The 118th Air Support Operations Squadron (118 ASOS) is a combat support unit of the North Carolina Air National Guard. it is located in Badin, North Carolina. The 118th ASOS provides Tactical Command and Control of air power assets to the Joint Forces Air Component Commander and Joint Forces Land Component Commander for combat operations.

History 
The 118th Air Support Operations Squadron (ASOS) at the Stanly County Airport was originally formed as the 118th Aircraft Control and Warning Squadron (118th ACWS), of Charlotte, North Carolina. The Detachment of the squadron that would become the 118th ASOS was initially formed in Wadesboro, North Carolina, and designated Detachment A. While designated the 118th ACWS the unit was ordered to active duty during the Korean War with three squadrons of the Georgia Air National Guard on January 8, 1951. On January 2, 1952, the 118th ACWS arrived in French Morocco, North Africa, and set up operations about  from the city of Casablanca.
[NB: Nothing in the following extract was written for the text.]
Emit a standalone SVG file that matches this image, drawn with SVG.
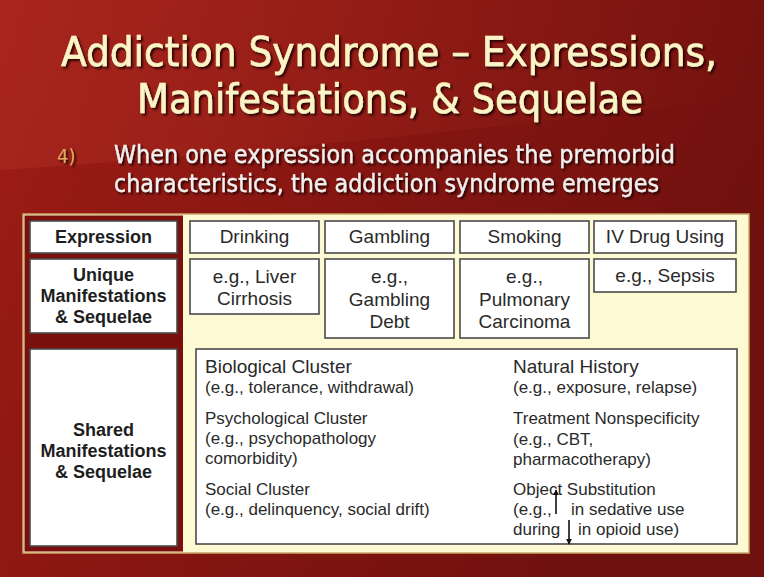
<svg xmlns="http://www.w3.org/2000/svg" width="764" height="577" viewBox="0 0 764 577">
<defs>
  <linearGradient id="bg" x1="0" y1="0" x2="1" y2="0.4">
    <stop offset="0" stop-color="#9f1d15"/>
    <stop offset="0.55" stop-color="#841511"/>
    <stop offset="1" stop-color="#6f110e"/>
  </linearGradient>
  <linearGradient id="sheen" x1="0" y1="0" x2="1" y2="0">
    <stop offset="0" stop-color="#c03a2c" stop-opacity="0.3"/>
    <stop offset="1" stop-color="#c03a2c" stop-opacity="0"/>
  </linearGradient>
  <filter id="shadow" x="-5%" y="-20%" width="110%" height="140%">
    <feDropShadow dx="2" dy="2" stdDeviation="0.8" flood-color="#1a0000" flood-opacity="0.9"/>
  </filter>
  <marker id="ah" viewBox="0 0 8 8" refX="7" refY="4" markerWidth="6" markerHeight="6" markerUnits="userSpaceOnUse" orient="auto">
    <path d="M0,0 L8,4 L0,8 Z" fill="#111"/>
  </marker>
  <style>
    .title { font-family: "DejaVu Sans Condensed", "DejaVu Sans", sans-serif; font-stretch: condensed; font-size: 41px; fill: #fbf4c6; stroke: #fbf4c6; stroke-width: 0.6; }
    .sub { font-family: "DejaVu Sans Condensed", "DejaVu Sans", sans-serif; font-stretch: condensed; font-size: 24.5px; fill: #f2f0ee; stroke: #f2f0ee; stroke-width: 0.3; }
    .num { font-family: "DejaVu Sans Condensed", "DejaVu Sans", sans-serif; font-stretch: condensed; font-size: 20px; fill: #e0a860; }
    .box { fill: #ffffff; stroke: #4a4a4a; stroke-width: 1.6; }
    .lbl { font-family: "Liberation Sans", Arial, sans-serif; font-size: 18px; font-weight: bold; fill: #1e1e1e; text-anchor: middle; }
    .cell { font-family: "Liberation Sans", Arial, sans-serif; font-size: 19px; fill: #2a2a2a; text-anchor: middle; }
    .h1 { font-family: "Liberation Sans", Arial, sans-serif; font-size: 19px; fill: #2a2a2a; }
    .t { font-family: "Liberation Sans", Arial, sans-serif; font-size: 17px; fill: #2a2a2a; }
    .arr { stroke: #111; stroke-width: 1.6; fill: none; }
  </style>
</defs>

<rect x="0" y="0" width="764" height="577" fill="url(#bg)"/>
<path d="M0,0 H764 V95 C560,120 300,150 0,170 Z" fill="url(#sheen)"/>

<g id="title" filter="url(#shadow)">
  <text class="title" x="61" y="66" textLength="656" lengthAdjust="spacingAndGlyphs">Addiction Syndrome – Expressions,</text>
  <text class="title" x="137" y="113" textLength="506" lengthAdjust="spacingAndGlyphs">Manifestations, &amp; Sequelae</text>
</g>
<g id="subtitle" filter="url(#shadow)">
  <text class="num" x="57" y="163">4)</text>
  <text class="sub" x="114" y="163" textLength="561" lengthAdjust="spacingAndGlyphs">When one expression accompanies the premorbid</text>
  <text class="sub" x="114" y="192" textLength="545" lengthAdjust="spacingAndGlyphs">characteristics, the addiction syndrome emerges</text>
</g>

<g id="panel">
  <rect x="23" y="214" width="726" height="339" fill="#fdf9d2" stroke="#c9a768" stroke-width="1.5"/>
  <rect x="24.5" y="215.5" width="158.5" height="336" fill="#7a100d"/>
</g>

<g id="expression">
  <rect class="box" x="30" y="221" width="147" height="32"/>
  <text class="lbl" x="103.5" y="243">Expression</text>
</g>
<g id="unique">
  <rect class="box" x="30" y="259" width="147" height="74"/>
  <text class="lbl" x="103.5" y="281">Unique</text>
  <text class="lbl" x="103.5" y="302">Manifestations</text>
  <text class="lbl" x="103.5" y="323">&amp; Sequelae</text>
</g>
<g id="shared">
  <rect class="box" x="30" y="349" width="147" height="197"/>
  <text class="lbl" x="103.5" y="436">Shared</text>
  <text class="lbl" x="103.5" y="457">Manifestations</text>
  <text class="lbl" x="103.5" y="478">&amp; Sequelae</text>
</g>

<g id="drinking">
  <rect class="box" x="190" y="221" width="129" height="32"/>
  <text class="cell" x="254.5" y="243">Drinking</text>
</g>
<g id="gambling">
  <rect class="box" x="325" y="221" width="129" height="32"/>
  <text class="cell" x="389.5" y="243">Gambling</text>
</g>
<g id="smoking">
  <rect class="box" x="460" y="221" width="129" height="32"/>
  <text class="cell" x="524.5" y="243">Smoking</text>
</g>
<g id="ivdrug">
  <rect class="box" x="594" y="221" width="142" height="32"/>
  <text class="cell" x="665" y="243">IV Drug Using</text>
</g>

<g id="liver">
  <rect class="box" x="190" y="259" width="129" height="55"/>
  <text class="cell" x="254.5" y="283">e.g., Liver</text>
  <text class="cell" x="254.5" y="305">Cirrhosis</text>
</g>
<g id="debt">
  <rect class="box" x="325" y="259" width="129" height="79"/>
  <text class="cell" x="389.5" y="283">e.g.,</text>
  <text class="cell" x="389.5" y="305.5">Gambling</text>
  <text class="cell" x="389.5" y="328">Debt</text>
</g>
<g id="pulmonary">
  <rect class="box" x="460" y="259" width="129" height="79"/>
  <text class="cell" x="524.5" y="283">e.g.,</text>
  <text class="cell" x="524.5" y="305.5">Pulmonary</text>
  <text class="cell" x="524.5" y="328">Carcinoma</text>
</g>
<g id="sepsis">
  <rect class="box" x="594" y="259" width="142" height="33"/>
  <text class="cell" x="665" y="282">e.g., Sepsis</text>
</g>

<g id="shared-details">
  <rect class="box" x="196" y="349" width="541" height="195"/>
  <text class="h1" x="205" y="373">Biological Cluster</text>
  <text class="t" x="205" y="393">(e.g., tolerance, withdrawal)</text>
  <text class="t" x="205" y="424">Psychological Cluster</text>
  <text class="t" x="205" y="444">(e.g., psychopathology</text>
  <text class="t" x="205" y="464">comorbidity)</text>
  <text class="t" x="205" y="495">Social Cluster</text>
  <text class="t" x="205" y="515">(e.g., delinquency, social drift)</text>

  <text class="h1" x="513" y="373">Natural History</text>
  <text class="t" x="513" y="393">(e.g., exposure, relapse)</text>
  <text class="t" x="513" y="424">Treatment Nonspecificity</text>
  <text class="t" x="513" y="445">(e.g., CBT,</text>
  <text class="t" x="513" y="465">pharmacotherapy)</text>
  <text class="t" x="513" y="495">Object Substitution</text>
  <text class="t" x="513" y="515">(e.g.,</text>
  <text class="t" x="571" y="515">in sedative use</text>
  <text class="t" x="513" y="535">during</text>
  <text class="t" x="578" y="535">in opioid use)</text>
</g>

<g id="connectors">
  <line class="arr" x1="556" y1="514" x2="556" y2="490" marker-end="url(#ah)"/>
  <line class="arr" x1="569" y1="520" x2="569" y2="544" marker-end="url(#ah)"/>
</g>
</svg>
Unit personnel calibrated numerous early warning radar sites for the Strategic Air Command in the Sahara, and in the Atlas mountains in Morocco. From October 8, 1952, until 1999 the unit functioned as a separate state of the art Communications Squadron. In 1999 the Air Force realizing a shortfall, chose to re-role the 118th Combat Communications Squadron into the 118th Air Support Operations Squadron. With this new mission the unit has gone from a front line communications unit to a unit in direct support of the Army war fighter. The 118th ASOS currently is tasked with supporting both the North and South Carolina Army National Guard units.